賛否は置いといても、これが無いモータルコンバットって「クリープの無いコーヒー」みたいな物かとw
「脊髄ごと首を引き抜く」と言うのはあまりにも描写がキツイんですが、よく考えたら「プレデター」の劇中でもプレデターがやってたし、「真・仮面ライダー:序章」や「トランスフォーマー:リベンジ」でもあったので割とポピュラーなのかとw
やっぱりアレが無いのは物足りないです。

制作に「ソウ」のジェームズ・ワンが入っているのでちょっと期待してたんですが、それでも足りない所が多数だし、監督のサイモン・マッコイドは今作が監督デビュー作との事を考えると割とよく出来てるとも思えるんですが、作品の世界観や設定がもう出来上がってたりしているので、観る側が求めるのはより爽快な残虐性と珍妙な世界観の構成かと思うんですが、如何でしょうか?

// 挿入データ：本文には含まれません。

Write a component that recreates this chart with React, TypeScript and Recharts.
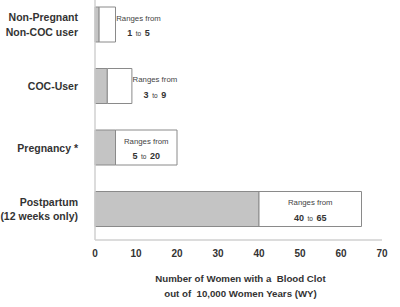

大味でアメリカらしい格闘作品なので細かい演出部分は正直そんなにいらない。
そこが練り込まれ過ぎると作品の本質や味が見失われる感じもするんですが、それならもっとコンパクトかつスカッと爽やかなゲチョゲチョのグログロでの残虐性を欲しかったなぁw

観る側が何処を求めているかによりますが、個人的にこんなもんかなのB級作品。
キャラクターに癖と味のあるのが多いだけにちょっと惜しい感じがしますが、個人的な一意見と捉えて頂ければ幸いです。